Anyone who follows the insights revealed at the World Economic Forum each year benefits from their annual Global Risk Report that distills complex information from around the globe into a simple color-coded chart that reveals the greatest threats to our planet in any given year. These risks I color coded into five groups: Economic, Environmental, Geopolitical, Societal, and Technological. What is most striking about these reports if what they reveal when viewed side-by-side, year after year, and what those worrying patterns predict about our future.
A quick review all the Top Global Risks leading up to 2010 will reveal the predominance of economic challenges around the globe that manifested themselves in the Global Economic Meltdown and the fallout that occurred from Wall Street to Main Street around the world. Yet starting in 2011 a dramatic change began to take place. A review of all the Top Global Risk in the last five years reveals a dramatic shift from economic concerns to societal risks, including income disparity and large-scale involuntary migration. In fact, between 2012 and 2016 economic risks fell out of the picture altogether, and by 2016 disappeared from the top five global risks altogether.
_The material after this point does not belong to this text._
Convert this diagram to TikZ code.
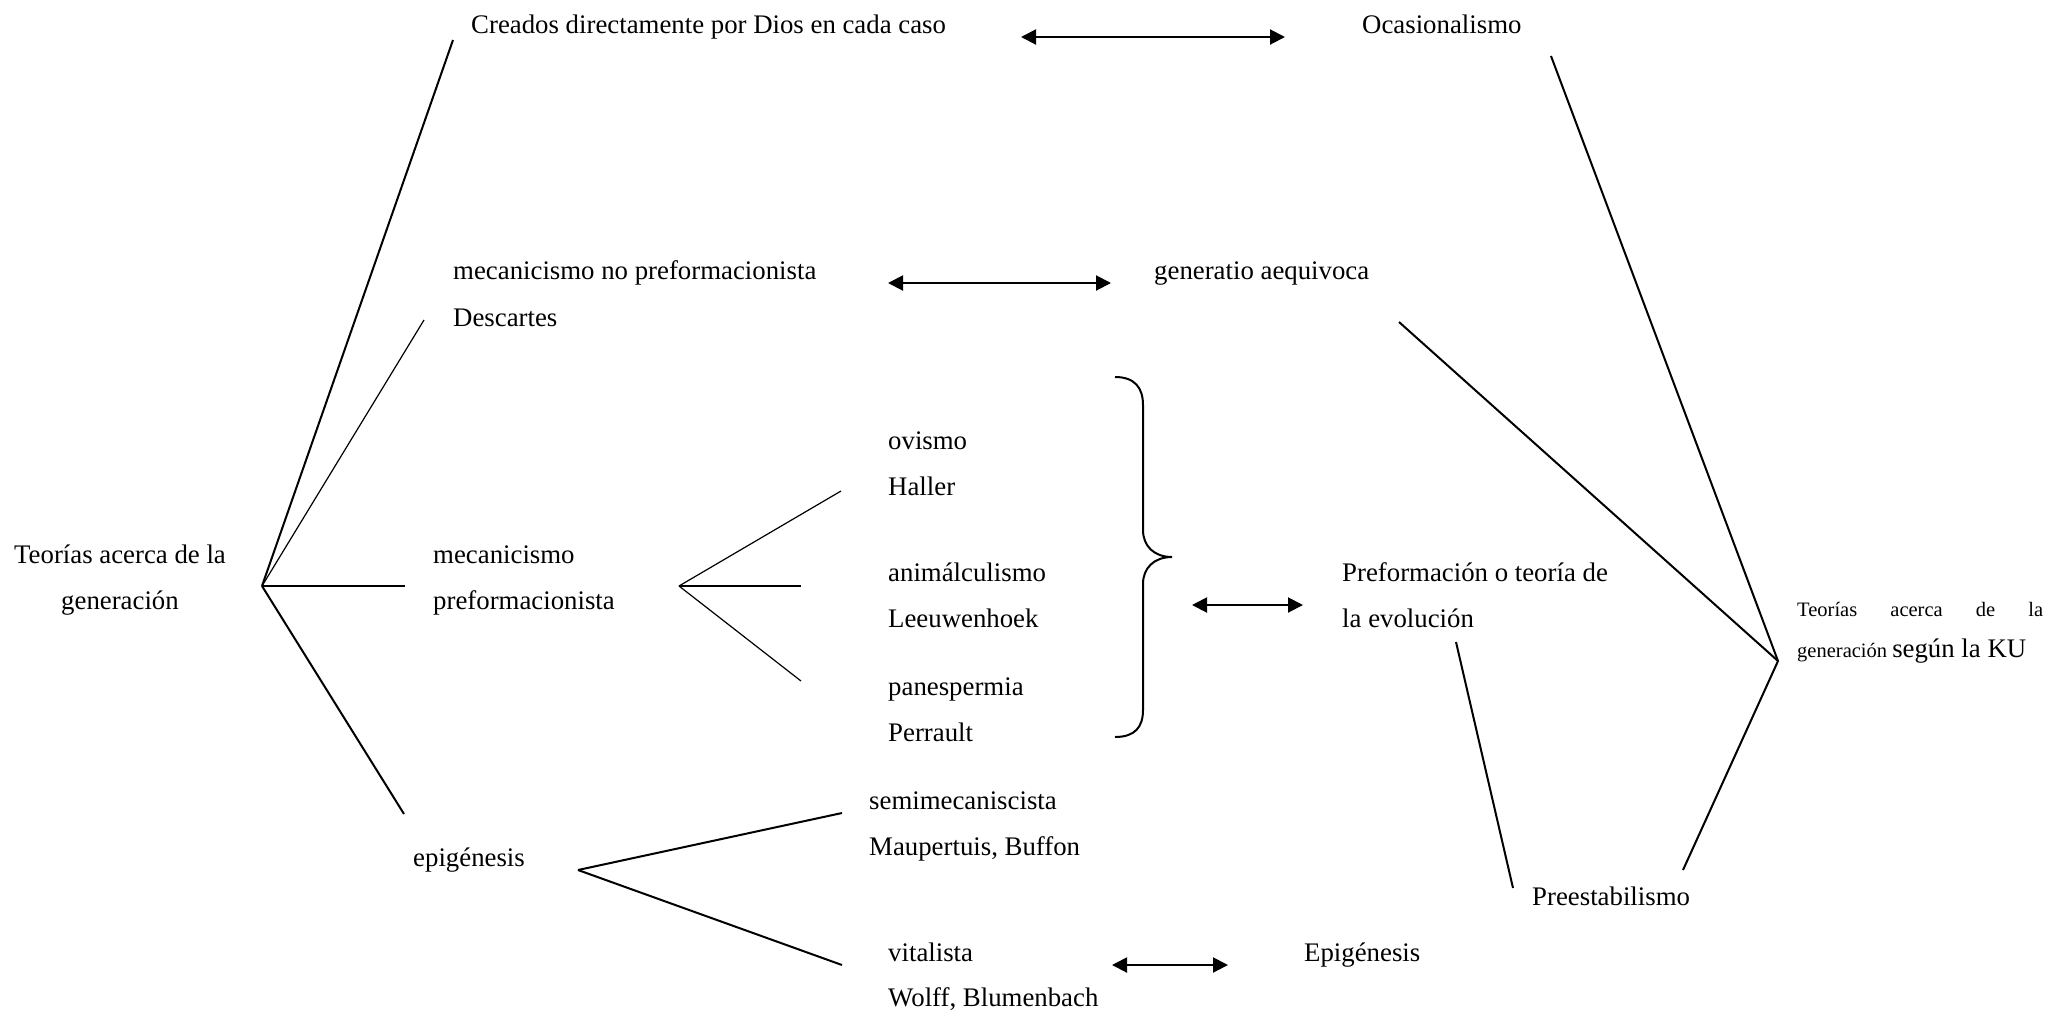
\documentclass[tikz,border=0pt]{standalone}
\usepackage{fontspec}
\setmainfont{Liberation Serif}
\usetikzlibrary{arrows.meta}
\newcommand\fsmain{\fontsize{26.8pt}{46pt}\selectfont}
\newcommand\fssmall{\fontsize{20.5pt}{40pt}\selectfont}
\tikzset{
  lbl/.style={anchor=base west, inner sep=0pt, font=\fsmain},
  thick line/.style={line width=2pt},
  thin line/.style={line width=1.2pt},
  dbl/.style={line width=2pt, {Triangle[length=15pt,width=15pt]}-{Triangle[length=15pt,width=15pt]}},
  bracestyle/.style={line width=2pt}
}
\begin{document}
\begin{tikzpicture}[x=1pt,y=-1pt]
\useasboundingbox (0,0) rectangle (2051,1013);
% texts
\node[lbl] (cre) at (471,33) {Creados directamente por Dios en cada caso};
\node[lbl] (oca) at (1362,33) {Ocasionalismo};
\node[lbl] (mnp) at (453,279) {mecanicismo no preformacionista};
\node[lbl] (des) at (453,326) {Descartes};
\node[lbl] (gen) at (1154,279) {generatio aequivoca};
\node[lbl, anchor=base] (teo1) at (120,563) {Teorías acerca de la};
\node[lbl, anchor=base] (teo2) at (120,609) {generación};
\node[lbl] (mec1) at (433,563) {mecanicismo};
\node[lbl] (mec2) at (433,609) {preformacionista};
\node[lbl] (ovi) at (888,449) {ovismo};
\node[lbl] (hal) at (888,495) {Haller};
\node[lbl] (ani) at (888,581) {animálculismo};
\node[lbl] (lee) at (888,627) {Leeuwenhoek};
\node[lbl] (pan) at (888,695) {panespermia};
\node[lbl] (per) at (888,741) {Perrault};
\node[lbl] (pre1) at (1342,581) {Preformación o teoría de};
\node[lbl] (pre2) at (1342,627) {la evolución};
\node[lbl] (epi) at (413,866) {epigénesis};
\node[lbl] (sem) at (869,809) {semimecaniscista};
\node[lbl] (mau) at (869,855) {Maupertuis, Buffon};
\node[lbl] (vit) at (888,961) {vitalista};
\node[lbl] (wol) at (888,1006) {Wolff, Blumenbach};
\node[lbl] (Epi) at (1304,961) {Epigénesis};
\node[lbl] (pes) at (1532,905) {Preestabilismo};
\node[lbl, font=\fssmall] (ku1) at (1797,616) {\makebox[246pt][s]{Teorías acerca de la}};
\node[lbl, font=\fssmall] (ku2) at (1797,657) {generación {\fsmain según la KU}};
% coordinates
\coordinate (hubL) at (262,586);
\coordinate (cCre) at (453,40);
\coordinate (cDes) at (424,320);
\coordinate (cMec) at (405,586);
\coordinate (cEpi) at (404,814);
\coordinate (hubM) at (679,586);
\coordinate (mA) at (841,491);
\coordinate (mB) at (801,586);
\coordinate (mC) at (801,681);
\coordinate (hubE) at (578,870);
\coordinate (eA) at (842,813);
\coordinate (eB) at (842,965);
\coordinate (hubR) at (1778,661);
\coordinate (rO) at (1551,56);
\coordinate (rG) at (1399,322);
\coordinate (rP) at (1683,870);
\coordinate (pT) at (1456,642);
\coordinate (pB) at (1513,888);
\coordinate (a1L) at (1021,37);
\coordinate (a1R) at (1285,37);
\coordinate (a2L) at (888,283);
\coordinate (a2R) at (1111,283);
\coordinate (a3L) at (1192,605);
\coordinate (a3R) at (1303,605);
\coordinate (a4L) at (1112,965);
\coordinate (a4R) at (1228,965);
% lines
\draw[thick line] (hubL) -- (cCre);
\draw[thin line] (hubL) -- (cDes);
\draw[thick line] (hubL) -- (cMec);
\draw[thick line] (hubL) -- (cEpi);
\draw[thin line] (hubM) -- (mA);
\draw[thin line] (hubM) -- (mB);
\draw[thin line] (hubM) -- (mC);
\draw[thick line] (hubE) -- (eA);
\draw[thick line] (hubE) -- (eB);
\draw[thick line] (hubR) -- (rO);
\draw[thick line] (hubR) -- (rG);
\draw[thick line] (hubR) -- (rP);
\draw[thick line] (pT) -- (pB);
% arrows
\draw[dbl] (a1L) -- (a1R);
\draw[dbl] (a2L) -- (a2R);
\draw[dbl] (a3L) -- (a3R);
\draw[dbl] (a4L) -- (a4R);
% brace
\draw[bracestyle] (1115,377) .. controls (1135,377) and (1143,388) .. (1143,405)
  -- (1143,530) .. controls (1143,546) and (1154,557) .. (1172,557)
  .. controls (1154,557) and (1143,568) .. (1143,584)
  -- (1143,710) .. controls (1143,727) and (1135,737) .. (1115,737);
\end{tikzpicture}
\end{document}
What we are witnessing is the growing impact of compounding social crises that are starting to take an increasing toll on the majority of the world’s population. The interconnectivity of such global crises cannot be overstated in that, for example, a lack of access to water is directly connected to social instability and involuntary migration as evidenced by Global Risks Interconnections Map below. At the same time three of the greatest risks to our environmental include extreme weather events, the failure to adapt to climate change and major natural catastrophes.
Seen in this context the latest list of top five global risks is a loud wake up call that the way we treat the planet itself is now threatening the survival of our species on an unprecedented scale. Collaborative commitments such as the Paris Climate Accord are cause for optimism. Yet if the Global Risk Report is any guide, the urgency for action is rising exponentially. The very planet on which we depend and the quality of life for the vast majority of people is being compromised to a degree that the very sustainability of life is coming to question. This is not cause for more theorizing or argument, but rather deliberate action on an unprecedented scale. No doubt environmental challenges will continue to dominate the report as decades of irresponsible environmental behavior play out to their logical conclusion, and one can only hope that the swiftness of our collaborative response can meet the scale of these challenges with equal force.